# WHAT YOU SHOULD DO:
Every line of the listing must be reproduced as it stands. Leave the images behind.

# DATASET SECTION:

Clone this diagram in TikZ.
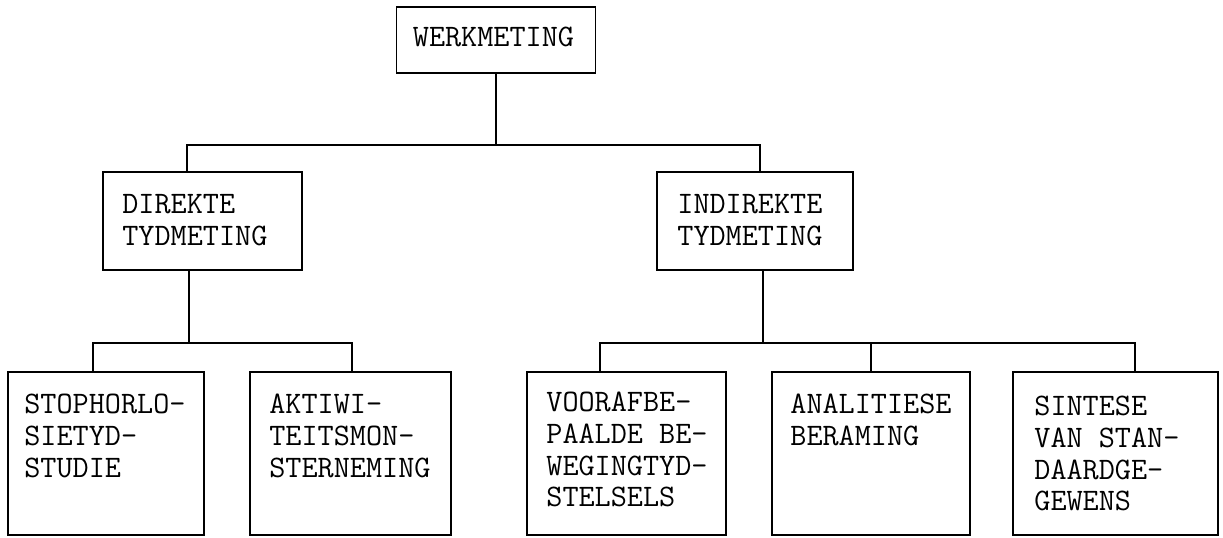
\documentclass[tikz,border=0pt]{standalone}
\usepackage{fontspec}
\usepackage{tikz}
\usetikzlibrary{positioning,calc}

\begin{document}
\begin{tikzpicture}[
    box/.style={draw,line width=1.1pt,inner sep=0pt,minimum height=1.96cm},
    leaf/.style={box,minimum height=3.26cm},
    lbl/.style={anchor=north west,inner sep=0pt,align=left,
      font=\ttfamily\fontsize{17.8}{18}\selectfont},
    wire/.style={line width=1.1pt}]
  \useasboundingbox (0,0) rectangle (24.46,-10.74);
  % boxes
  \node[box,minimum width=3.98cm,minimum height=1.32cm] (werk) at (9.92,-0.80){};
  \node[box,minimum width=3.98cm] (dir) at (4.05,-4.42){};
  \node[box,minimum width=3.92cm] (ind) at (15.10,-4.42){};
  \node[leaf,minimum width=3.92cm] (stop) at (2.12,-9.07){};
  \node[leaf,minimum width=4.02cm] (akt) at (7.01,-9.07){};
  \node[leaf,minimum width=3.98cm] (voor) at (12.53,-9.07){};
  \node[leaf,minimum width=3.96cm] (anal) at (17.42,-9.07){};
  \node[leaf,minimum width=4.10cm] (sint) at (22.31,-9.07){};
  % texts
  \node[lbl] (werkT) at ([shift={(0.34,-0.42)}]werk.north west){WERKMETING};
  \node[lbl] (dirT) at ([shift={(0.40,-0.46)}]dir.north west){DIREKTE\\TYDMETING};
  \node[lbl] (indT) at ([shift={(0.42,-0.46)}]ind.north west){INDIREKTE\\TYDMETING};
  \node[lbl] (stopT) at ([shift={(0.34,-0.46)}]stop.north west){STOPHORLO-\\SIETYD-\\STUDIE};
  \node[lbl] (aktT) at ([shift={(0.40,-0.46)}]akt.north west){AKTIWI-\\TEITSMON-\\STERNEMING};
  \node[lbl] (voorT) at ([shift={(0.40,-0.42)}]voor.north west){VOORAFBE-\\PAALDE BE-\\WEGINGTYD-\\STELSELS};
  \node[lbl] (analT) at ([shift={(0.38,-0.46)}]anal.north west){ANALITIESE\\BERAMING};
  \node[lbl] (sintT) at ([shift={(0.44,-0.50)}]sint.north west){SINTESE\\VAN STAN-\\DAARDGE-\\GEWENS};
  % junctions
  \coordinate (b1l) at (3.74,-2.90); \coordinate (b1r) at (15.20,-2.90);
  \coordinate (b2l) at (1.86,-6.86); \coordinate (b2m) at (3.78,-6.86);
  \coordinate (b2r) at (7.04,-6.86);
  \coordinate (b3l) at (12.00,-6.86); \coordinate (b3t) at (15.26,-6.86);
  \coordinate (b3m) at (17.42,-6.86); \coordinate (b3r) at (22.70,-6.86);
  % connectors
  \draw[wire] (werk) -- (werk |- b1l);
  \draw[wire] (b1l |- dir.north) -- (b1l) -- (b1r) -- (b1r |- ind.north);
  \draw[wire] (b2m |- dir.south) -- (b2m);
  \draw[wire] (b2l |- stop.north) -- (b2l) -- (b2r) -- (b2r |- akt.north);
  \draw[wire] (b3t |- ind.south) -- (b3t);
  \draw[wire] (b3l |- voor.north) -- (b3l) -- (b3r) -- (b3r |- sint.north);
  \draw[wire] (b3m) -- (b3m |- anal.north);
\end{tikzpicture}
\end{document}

# ANSWER:
Clone this diagram in TikZ.
\documentclass[tikz,border=0pt]{standalone}
\usepackage{fontspec}
\usepackage{tikz}
\usetikzlibrary{positioning,calc}

\begin{document}
\begin{tikzpicture}[
    box/.style={draw,line width=1.1pt,inner sep=0pt,minimum height=1.96cm},
    leaf/.style={box,minimum height=3.26cm},
    lbl/.style={anchor=north west,inner sep=0pt,align=left,
      font=\ttfamily\fontsize{17.8}{18}\selectfont},
    wire/.style={line width=1.1pt}]
  \useasboundingbox (0,0) rectangle (24.46,-10.74);
  % boxes
  \node[box,minimum width=3.98cm,minimum height=1.32cm] (werk) at (9.92,-0.80){};
  \node[box,minimum width=3.98cm] (dir) at (4.05,-4.42){};
  \node[box,minimum width=3.92cm] (ind) at (15.10,-4.42){};
  \node[leaf,minimum width=3.92cm] (stop) at (2.12,-9.07){};
  \node[leaf,minimum width=4.02cm] (akt) at (7.01,-9.07){};
  \node[leaf,minimum width=3.98cm] (voor) at (12.53,-9.07){};
  \node[leaf,minimum width=3.96cm] (anal) at (17.42,-9.07){};
  \node[leaf,minimum width=4.10cm] (sint) at (22.31,-9.07){};
  % texts
  \node[lbl] (werkT) at ([shift={(0.34,-0.42)}]werk.north west){WERKMETING};
  \node[lbl] (dirT) at ([shift={(0.40,-0.46)}]dir.north west){DIREKTE\\TYDMETING};
  \node[lbl] (indT) at ([shift={(0.42,-0.46)}]ind.north west){INDIREKTE\\TYDMETING};
  \node[lbl] (stopT) at ([shift={(0.34,-0.46)}]stop.north west){STOPHORLO-\\SIETYD-\\STUDIE};
  \node[lbl] (aktT) at ([shift={(0.40,-0.46)}]akt.north west){AKTIWI-\\TEITSMON-\\STERNEMING};
  \node[lbl] (voorT) at ([shift={(0.40,-0.42)}]voor.north west){VOORAFBE-\\PAALDE BE-\\WEGINGTYD-\\STELSELS};
  \node[lbl] (analT) at ([shift={(0.38,-0.46)}]anal.north west){ANALITIESE\\BERAMING};
  \node[lbl] (sintT) at ([shift={(0.44,-0.50)}]sint.north west){SINTESE\\VAN STAN-\\DAARDGE-\\GEWENS};
  % junctions
  \coordinate (b1l) at (3.74,-2.90); \coordinate (b1r) at (15.20,-2.90);
  \coordinate (b2l) at (1.86,-6.86); \coordinate (b2m) at (3.78,-6.86);
  \coordinate (b2r) at (7.04,-6.86);
  \coordinate (b3l) at (12.00,-6.86); \coordinate (b3t) at (15.26,-6.86);
  \coordinate (b3m) at (17.42,-6.86); \coordinate (b3r) at (22.70,-6.86);
  % connectors
  \draw[wire] (werk) -- (werk |- b1l);
  \draw[wire] (b1l |- dir.north) -- (b1l) -- (b1r) -- (b1r |- ind.north);
  \draw[wire] (b2m |- dir.south) -- (b2m);
  \draw[wire] (b2l |- stop.north) -- (b2l) -- (b2r) -- (b2r |- akt.north);
  \draw[wire] (b3t |- ind.south) -- (b3t);
  \draw[wire] (b3l |- voor.north) -- (b3l) -- (b3r) -- (b3r |- sint.north);
  \draw[wire] (b3m) -- (b3m |- anal.north);
\end{tikzpicture}
\end{document}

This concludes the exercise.